§ AVAILABLE RECORDS:
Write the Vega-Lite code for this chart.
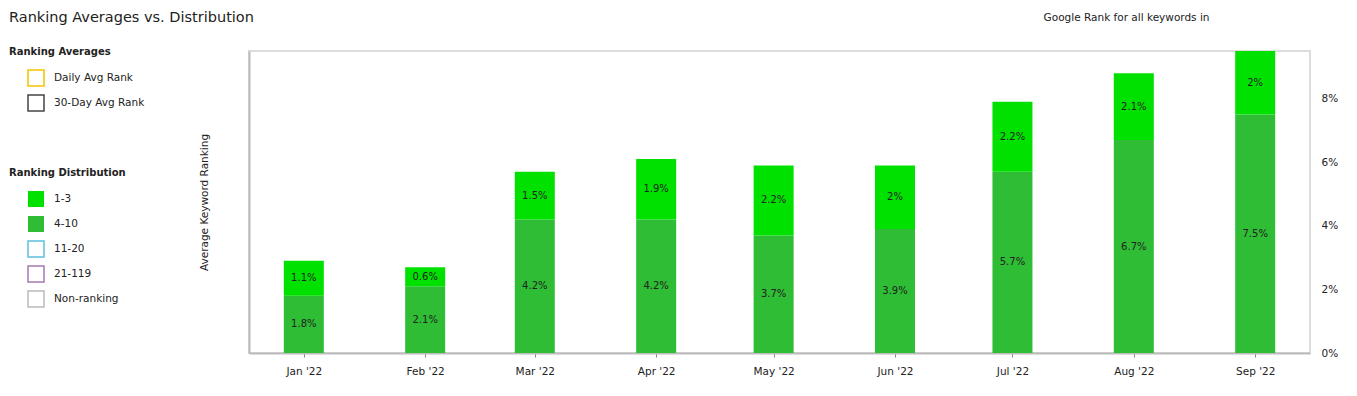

==

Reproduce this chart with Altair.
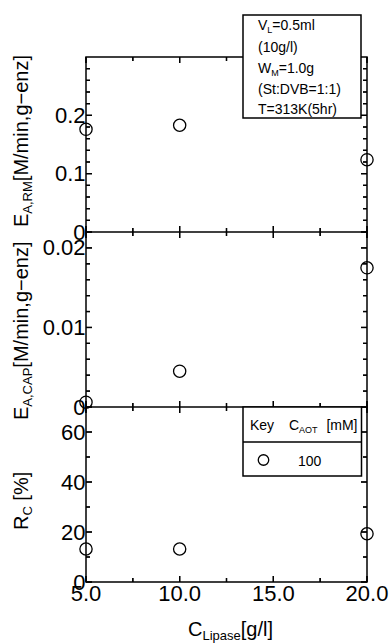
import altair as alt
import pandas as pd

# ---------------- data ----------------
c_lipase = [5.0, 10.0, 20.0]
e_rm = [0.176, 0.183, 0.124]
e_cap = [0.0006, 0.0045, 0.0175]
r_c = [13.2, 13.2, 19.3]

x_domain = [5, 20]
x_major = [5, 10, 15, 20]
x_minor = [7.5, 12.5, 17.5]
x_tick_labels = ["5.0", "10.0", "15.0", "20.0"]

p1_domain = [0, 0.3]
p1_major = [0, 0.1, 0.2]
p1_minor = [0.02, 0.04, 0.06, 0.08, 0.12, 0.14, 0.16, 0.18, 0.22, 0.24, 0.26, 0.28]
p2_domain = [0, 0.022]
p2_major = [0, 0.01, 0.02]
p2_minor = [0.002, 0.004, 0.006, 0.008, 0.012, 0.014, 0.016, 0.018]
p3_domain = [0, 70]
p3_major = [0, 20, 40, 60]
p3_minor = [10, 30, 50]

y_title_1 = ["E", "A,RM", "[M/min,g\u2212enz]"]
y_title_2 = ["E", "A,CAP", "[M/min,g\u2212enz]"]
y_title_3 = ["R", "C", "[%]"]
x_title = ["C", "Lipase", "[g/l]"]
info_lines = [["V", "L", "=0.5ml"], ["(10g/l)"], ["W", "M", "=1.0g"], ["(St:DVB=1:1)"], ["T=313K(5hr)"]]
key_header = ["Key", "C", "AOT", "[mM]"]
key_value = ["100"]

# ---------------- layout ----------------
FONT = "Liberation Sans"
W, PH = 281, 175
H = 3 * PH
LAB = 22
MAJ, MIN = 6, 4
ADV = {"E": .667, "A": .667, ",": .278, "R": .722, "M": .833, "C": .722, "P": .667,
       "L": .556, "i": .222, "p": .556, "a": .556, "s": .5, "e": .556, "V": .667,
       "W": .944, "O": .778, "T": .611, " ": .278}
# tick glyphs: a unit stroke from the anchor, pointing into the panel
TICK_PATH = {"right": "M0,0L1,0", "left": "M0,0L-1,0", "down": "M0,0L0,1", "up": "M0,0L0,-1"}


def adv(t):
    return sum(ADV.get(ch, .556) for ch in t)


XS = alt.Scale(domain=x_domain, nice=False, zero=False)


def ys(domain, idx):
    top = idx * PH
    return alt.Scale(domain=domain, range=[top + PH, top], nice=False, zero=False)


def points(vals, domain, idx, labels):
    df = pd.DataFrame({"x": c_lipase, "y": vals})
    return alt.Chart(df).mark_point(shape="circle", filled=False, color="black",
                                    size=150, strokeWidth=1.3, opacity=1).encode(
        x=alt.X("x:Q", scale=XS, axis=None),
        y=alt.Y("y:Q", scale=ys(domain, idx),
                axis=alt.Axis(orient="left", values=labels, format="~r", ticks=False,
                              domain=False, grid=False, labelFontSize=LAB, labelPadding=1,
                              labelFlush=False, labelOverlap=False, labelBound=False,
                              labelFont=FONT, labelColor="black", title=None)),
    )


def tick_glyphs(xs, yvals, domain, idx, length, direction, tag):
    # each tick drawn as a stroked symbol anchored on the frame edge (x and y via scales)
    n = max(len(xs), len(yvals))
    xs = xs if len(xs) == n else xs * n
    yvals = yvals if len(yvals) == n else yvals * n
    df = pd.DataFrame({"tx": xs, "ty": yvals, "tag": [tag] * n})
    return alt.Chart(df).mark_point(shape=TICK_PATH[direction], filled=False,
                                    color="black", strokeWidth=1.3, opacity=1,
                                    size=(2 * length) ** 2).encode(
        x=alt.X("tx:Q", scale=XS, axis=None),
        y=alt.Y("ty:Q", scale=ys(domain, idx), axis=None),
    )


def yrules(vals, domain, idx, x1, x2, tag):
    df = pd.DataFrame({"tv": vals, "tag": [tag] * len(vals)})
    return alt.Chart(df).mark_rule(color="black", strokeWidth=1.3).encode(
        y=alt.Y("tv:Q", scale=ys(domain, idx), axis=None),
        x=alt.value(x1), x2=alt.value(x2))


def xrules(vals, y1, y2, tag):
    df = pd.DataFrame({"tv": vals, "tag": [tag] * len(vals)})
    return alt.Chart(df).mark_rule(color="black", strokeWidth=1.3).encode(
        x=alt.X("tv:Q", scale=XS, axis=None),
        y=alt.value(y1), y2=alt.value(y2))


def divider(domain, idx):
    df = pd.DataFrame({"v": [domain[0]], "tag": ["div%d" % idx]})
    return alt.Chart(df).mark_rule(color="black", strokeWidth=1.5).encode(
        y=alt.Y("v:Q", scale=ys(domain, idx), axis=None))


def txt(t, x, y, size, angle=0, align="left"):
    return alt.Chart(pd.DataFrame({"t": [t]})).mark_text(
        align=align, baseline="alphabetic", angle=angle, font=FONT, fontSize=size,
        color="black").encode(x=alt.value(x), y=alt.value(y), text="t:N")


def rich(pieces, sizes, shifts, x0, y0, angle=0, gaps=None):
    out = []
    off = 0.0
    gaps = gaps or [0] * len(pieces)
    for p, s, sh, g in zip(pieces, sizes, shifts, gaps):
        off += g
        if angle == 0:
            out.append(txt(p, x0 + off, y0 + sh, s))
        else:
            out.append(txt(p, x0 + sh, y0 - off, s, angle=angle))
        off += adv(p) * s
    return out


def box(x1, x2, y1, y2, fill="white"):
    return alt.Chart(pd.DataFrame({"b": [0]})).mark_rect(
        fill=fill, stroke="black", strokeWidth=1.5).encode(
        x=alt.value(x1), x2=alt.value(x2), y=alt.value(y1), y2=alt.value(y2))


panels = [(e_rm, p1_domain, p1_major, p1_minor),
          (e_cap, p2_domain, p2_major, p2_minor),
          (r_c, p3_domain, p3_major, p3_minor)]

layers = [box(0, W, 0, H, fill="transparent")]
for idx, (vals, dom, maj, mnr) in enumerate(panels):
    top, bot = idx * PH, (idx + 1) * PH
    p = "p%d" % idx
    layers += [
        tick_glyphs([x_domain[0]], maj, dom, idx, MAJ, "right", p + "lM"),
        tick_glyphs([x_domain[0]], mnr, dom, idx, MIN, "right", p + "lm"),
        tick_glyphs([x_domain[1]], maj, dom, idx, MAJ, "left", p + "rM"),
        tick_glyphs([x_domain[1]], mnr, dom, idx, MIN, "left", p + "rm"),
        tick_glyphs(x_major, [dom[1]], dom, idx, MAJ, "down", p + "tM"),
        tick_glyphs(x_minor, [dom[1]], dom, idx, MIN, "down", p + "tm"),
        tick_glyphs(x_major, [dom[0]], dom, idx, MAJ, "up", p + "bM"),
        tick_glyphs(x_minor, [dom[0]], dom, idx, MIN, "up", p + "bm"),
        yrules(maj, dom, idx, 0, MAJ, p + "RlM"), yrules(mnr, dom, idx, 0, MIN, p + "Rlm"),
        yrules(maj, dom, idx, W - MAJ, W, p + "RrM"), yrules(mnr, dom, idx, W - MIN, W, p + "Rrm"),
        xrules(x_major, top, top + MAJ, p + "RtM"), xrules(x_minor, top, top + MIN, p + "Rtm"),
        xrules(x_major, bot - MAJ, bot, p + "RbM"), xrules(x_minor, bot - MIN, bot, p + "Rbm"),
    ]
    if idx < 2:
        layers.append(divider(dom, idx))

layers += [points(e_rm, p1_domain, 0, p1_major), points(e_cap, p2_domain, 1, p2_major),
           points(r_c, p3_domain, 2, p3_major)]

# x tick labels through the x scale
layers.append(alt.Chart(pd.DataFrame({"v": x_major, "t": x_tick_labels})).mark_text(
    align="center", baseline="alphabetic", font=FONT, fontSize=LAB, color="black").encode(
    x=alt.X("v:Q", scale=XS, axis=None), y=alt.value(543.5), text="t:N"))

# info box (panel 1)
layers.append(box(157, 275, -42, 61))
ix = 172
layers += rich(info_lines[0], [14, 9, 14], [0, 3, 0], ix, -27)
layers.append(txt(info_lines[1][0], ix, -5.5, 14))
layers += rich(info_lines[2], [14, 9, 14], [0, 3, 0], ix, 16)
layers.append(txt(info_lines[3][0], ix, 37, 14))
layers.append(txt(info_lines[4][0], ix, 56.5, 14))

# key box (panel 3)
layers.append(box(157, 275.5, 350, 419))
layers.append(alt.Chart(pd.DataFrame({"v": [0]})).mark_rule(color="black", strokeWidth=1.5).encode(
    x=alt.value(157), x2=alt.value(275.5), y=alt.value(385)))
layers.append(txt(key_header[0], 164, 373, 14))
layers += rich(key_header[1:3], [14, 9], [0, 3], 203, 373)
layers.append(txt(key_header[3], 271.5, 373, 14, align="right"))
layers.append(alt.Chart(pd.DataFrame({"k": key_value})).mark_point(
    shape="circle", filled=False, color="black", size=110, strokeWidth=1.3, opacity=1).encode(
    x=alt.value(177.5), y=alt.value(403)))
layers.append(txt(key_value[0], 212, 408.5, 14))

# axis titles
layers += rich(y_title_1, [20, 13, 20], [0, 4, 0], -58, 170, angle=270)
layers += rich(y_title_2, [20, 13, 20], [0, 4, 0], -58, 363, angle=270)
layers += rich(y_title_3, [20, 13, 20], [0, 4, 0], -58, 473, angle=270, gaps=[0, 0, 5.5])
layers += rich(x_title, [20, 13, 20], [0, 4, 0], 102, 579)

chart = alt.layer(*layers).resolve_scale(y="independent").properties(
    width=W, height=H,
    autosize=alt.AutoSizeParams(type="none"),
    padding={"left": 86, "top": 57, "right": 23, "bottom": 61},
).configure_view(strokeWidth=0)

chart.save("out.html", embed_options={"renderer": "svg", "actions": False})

* * *

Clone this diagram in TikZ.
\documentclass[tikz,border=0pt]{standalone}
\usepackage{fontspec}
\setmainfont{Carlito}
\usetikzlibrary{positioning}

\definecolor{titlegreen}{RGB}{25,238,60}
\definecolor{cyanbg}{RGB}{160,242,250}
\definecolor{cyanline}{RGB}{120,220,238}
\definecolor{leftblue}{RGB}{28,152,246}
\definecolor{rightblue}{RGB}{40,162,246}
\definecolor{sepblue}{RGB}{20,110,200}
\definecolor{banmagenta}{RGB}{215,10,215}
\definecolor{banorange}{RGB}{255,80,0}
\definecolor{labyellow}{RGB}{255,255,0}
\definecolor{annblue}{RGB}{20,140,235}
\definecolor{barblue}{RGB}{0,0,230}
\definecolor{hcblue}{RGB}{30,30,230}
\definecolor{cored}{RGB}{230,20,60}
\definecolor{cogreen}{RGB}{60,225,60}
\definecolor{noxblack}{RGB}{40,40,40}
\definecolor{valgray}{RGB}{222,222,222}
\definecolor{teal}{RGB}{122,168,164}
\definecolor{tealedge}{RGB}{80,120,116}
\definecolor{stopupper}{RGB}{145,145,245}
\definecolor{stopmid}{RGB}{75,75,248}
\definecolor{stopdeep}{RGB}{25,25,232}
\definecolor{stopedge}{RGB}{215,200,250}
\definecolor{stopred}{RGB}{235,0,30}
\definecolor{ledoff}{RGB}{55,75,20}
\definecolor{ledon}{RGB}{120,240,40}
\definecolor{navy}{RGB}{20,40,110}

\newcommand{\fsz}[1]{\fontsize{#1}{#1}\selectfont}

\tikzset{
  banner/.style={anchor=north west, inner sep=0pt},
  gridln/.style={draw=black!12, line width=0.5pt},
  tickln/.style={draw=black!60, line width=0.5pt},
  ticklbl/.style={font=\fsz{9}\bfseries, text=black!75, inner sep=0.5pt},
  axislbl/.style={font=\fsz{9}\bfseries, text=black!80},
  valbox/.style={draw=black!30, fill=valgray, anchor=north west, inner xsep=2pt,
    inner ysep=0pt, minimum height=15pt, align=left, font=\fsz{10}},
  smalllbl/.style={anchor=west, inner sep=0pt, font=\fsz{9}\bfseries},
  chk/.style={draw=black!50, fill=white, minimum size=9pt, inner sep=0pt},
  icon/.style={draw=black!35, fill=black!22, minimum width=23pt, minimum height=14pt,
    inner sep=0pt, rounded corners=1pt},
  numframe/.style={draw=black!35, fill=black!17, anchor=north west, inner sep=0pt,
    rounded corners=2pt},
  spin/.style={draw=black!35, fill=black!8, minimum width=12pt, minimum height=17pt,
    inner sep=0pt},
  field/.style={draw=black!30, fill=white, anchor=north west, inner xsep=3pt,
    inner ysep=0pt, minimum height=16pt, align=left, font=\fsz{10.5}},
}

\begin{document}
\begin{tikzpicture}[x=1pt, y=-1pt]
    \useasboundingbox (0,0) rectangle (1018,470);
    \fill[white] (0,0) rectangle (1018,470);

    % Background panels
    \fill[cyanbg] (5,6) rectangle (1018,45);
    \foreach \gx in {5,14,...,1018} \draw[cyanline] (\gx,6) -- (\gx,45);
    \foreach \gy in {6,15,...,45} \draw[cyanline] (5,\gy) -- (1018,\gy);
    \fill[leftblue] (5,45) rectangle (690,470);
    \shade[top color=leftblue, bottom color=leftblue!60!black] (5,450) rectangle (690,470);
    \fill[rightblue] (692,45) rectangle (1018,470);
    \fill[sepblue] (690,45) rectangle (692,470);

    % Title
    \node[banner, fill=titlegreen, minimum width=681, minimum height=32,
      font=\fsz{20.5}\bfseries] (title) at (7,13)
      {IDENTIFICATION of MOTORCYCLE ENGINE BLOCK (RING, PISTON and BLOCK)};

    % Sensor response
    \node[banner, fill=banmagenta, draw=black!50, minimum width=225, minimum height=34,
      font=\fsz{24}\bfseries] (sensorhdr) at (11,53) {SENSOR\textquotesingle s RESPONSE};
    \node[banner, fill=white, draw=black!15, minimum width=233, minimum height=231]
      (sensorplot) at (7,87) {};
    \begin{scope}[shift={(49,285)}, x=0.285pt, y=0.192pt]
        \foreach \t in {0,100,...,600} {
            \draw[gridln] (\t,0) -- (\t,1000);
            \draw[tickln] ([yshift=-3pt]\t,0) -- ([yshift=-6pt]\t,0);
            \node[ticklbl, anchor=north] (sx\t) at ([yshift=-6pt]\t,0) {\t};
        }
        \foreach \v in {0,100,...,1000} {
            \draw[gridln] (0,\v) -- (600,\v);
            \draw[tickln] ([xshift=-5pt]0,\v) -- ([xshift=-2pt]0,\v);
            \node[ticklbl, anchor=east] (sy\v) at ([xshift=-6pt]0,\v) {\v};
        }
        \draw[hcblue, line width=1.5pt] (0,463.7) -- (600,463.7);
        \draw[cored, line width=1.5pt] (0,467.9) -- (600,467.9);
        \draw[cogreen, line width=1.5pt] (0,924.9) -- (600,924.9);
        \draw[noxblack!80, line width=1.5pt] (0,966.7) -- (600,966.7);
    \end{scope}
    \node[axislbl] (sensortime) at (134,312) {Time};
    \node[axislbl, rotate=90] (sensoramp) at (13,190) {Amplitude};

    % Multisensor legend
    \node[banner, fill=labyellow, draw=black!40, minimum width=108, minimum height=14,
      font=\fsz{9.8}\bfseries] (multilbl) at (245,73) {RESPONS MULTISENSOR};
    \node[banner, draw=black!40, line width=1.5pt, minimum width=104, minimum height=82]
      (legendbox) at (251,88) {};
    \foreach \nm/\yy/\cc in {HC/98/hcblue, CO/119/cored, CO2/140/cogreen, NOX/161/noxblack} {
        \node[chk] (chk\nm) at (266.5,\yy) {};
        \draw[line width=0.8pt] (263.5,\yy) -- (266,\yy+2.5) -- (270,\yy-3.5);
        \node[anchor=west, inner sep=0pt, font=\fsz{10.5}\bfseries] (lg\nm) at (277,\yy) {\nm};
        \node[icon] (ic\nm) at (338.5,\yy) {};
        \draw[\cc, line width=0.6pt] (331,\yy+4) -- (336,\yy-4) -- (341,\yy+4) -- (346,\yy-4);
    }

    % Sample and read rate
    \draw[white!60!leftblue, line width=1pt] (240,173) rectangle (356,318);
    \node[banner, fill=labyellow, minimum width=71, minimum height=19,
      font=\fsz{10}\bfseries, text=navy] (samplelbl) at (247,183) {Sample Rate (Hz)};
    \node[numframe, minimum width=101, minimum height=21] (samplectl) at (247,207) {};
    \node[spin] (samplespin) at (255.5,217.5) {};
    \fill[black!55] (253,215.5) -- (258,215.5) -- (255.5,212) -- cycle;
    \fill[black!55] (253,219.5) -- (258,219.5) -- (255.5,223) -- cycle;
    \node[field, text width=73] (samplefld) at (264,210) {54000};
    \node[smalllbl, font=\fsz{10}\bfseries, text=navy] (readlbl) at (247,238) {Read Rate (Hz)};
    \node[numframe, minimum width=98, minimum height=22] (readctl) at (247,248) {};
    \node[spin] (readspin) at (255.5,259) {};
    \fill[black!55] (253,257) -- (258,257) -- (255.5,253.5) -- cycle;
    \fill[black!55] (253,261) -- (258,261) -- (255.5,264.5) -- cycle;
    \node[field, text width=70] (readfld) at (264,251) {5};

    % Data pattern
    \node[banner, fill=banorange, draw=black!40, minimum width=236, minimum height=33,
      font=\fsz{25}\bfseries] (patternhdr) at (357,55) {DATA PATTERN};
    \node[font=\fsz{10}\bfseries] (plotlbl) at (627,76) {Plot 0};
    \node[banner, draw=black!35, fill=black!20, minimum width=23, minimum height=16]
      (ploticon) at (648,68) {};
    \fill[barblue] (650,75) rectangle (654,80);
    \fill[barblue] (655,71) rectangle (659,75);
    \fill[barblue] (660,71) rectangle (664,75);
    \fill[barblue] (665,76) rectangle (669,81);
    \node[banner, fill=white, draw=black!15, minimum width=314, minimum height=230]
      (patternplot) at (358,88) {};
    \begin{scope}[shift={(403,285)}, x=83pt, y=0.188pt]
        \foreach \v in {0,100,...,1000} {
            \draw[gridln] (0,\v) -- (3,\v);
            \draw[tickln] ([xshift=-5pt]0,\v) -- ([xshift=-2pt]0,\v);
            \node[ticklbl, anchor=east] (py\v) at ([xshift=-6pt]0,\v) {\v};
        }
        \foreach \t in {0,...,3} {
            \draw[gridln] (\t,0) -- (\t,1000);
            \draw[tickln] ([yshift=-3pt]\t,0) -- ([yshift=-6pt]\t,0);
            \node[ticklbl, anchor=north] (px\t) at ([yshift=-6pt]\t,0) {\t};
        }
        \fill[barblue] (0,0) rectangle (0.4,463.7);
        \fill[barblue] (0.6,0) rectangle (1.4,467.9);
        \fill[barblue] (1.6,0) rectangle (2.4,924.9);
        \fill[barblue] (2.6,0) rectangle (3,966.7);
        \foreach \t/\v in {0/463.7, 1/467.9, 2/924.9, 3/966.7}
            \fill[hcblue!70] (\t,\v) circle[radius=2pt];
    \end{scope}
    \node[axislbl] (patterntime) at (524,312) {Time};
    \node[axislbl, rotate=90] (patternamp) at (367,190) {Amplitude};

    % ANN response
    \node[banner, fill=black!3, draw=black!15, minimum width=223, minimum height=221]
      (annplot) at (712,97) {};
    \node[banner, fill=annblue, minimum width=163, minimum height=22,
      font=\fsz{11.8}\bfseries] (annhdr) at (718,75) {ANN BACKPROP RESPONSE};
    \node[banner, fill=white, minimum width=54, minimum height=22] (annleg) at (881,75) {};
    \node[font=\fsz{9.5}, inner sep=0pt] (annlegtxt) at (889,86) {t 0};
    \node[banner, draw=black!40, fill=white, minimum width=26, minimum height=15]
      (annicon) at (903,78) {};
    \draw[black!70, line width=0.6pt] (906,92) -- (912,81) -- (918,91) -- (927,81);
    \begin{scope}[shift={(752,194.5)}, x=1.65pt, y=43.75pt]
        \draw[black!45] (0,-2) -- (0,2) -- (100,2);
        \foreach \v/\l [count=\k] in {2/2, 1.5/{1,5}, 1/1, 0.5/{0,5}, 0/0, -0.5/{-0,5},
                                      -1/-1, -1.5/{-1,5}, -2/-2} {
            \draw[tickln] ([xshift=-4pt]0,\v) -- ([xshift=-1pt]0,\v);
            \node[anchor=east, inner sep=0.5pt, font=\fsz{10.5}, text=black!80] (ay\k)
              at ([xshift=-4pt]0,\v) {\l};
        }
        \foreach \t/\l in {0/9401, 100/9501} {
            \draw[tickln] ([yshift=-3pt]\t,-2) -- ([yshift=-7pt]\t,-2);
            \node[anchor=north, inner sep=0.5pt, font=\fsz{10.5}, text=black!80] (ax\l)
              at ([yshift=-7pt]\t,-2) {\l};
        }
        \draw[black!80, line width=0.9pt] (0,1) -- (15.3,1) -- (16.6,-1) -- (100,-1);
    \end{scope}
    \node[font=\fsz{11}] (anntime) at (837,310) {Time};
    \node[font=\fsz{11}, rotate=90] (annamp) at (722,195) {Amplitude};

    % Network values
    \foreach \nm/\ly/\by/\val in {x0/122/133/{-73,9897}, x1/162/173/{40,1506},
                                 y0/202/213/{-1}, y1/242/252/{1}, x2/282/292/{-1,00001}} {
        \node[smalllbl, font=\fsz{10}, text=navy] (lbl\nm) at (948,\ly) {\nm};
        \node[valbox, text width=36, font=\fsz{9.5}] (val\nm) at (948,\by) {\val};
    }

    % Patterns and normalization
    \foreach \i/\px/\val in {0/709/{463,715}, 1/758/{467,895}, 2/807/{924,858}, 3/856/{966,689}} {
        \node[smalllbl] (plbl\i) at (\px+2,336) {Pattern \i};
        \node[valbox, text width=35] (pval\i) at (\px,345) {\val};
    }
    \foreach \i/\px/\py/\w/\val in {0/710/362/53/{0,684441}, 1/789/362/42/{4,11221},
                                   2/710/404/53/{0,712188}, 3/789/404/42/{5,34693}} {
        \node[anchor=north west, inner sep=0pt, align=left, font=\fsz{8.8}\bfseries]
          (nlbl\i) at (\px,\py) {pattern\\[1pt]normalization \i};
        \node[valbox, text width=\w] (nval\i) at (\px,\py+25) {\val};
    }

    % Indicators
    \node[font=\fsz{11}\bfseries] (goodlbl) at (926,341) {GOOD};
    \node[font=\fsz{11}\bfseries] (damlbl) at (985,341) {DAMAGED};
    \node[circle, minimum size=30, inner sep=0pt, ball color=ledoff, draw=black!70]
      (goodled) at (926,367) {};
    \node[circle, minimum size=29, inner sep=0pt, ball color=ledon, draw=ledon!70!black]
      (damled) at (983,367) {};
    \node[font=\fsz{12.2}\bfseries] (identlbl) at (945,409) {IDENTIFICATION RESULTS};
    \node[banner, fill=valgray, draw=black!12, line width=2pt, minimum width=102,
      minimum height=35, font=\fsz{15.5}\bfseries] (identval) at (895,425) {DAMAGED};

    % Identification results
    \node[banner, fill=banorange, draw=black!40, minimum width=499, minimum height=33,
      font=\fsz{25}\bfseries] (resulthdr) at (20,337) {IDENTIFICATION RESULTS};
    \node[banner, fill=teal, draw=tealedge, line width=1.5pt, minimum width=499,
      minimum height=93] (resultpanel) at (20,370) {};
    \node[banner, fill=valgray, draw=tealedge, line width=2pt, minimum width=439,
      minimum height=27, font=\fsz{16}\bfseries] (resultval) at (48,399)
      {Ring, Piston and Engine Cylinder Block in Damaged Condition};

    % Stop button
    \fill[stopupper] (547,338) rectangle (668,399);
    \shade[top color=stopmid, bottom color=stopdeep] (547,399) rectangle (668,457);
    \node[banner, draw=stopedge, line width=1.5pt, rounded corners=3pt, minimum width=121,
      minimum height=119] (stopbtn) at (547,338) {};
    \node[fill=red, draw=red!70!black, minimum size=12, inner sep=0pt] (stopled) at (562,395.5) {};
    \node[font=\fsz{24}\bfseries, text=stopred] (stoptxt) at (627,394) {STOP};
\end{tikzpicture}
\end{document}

§ STATED PROBLEM: Copy out the listing above from the line containing "Reproduce this chart with Altair." to the line containing "r_c = [13.2, 13.2, 19.3]", both included, exactly as written and minus the images.

§ EXERCISE ANSWER:
Reproduce this chart with Altair.
import altair as alt
import pandas as pd

# ---------------- data ----------------
c_lipase = [5.0, 10.0, 20.0]
e_rm = [0.176, 0.183, 0.124]
e_cap = [0.0006, 0.0045, 0.0175]
r_c = [13.2, 13.2, 19.3]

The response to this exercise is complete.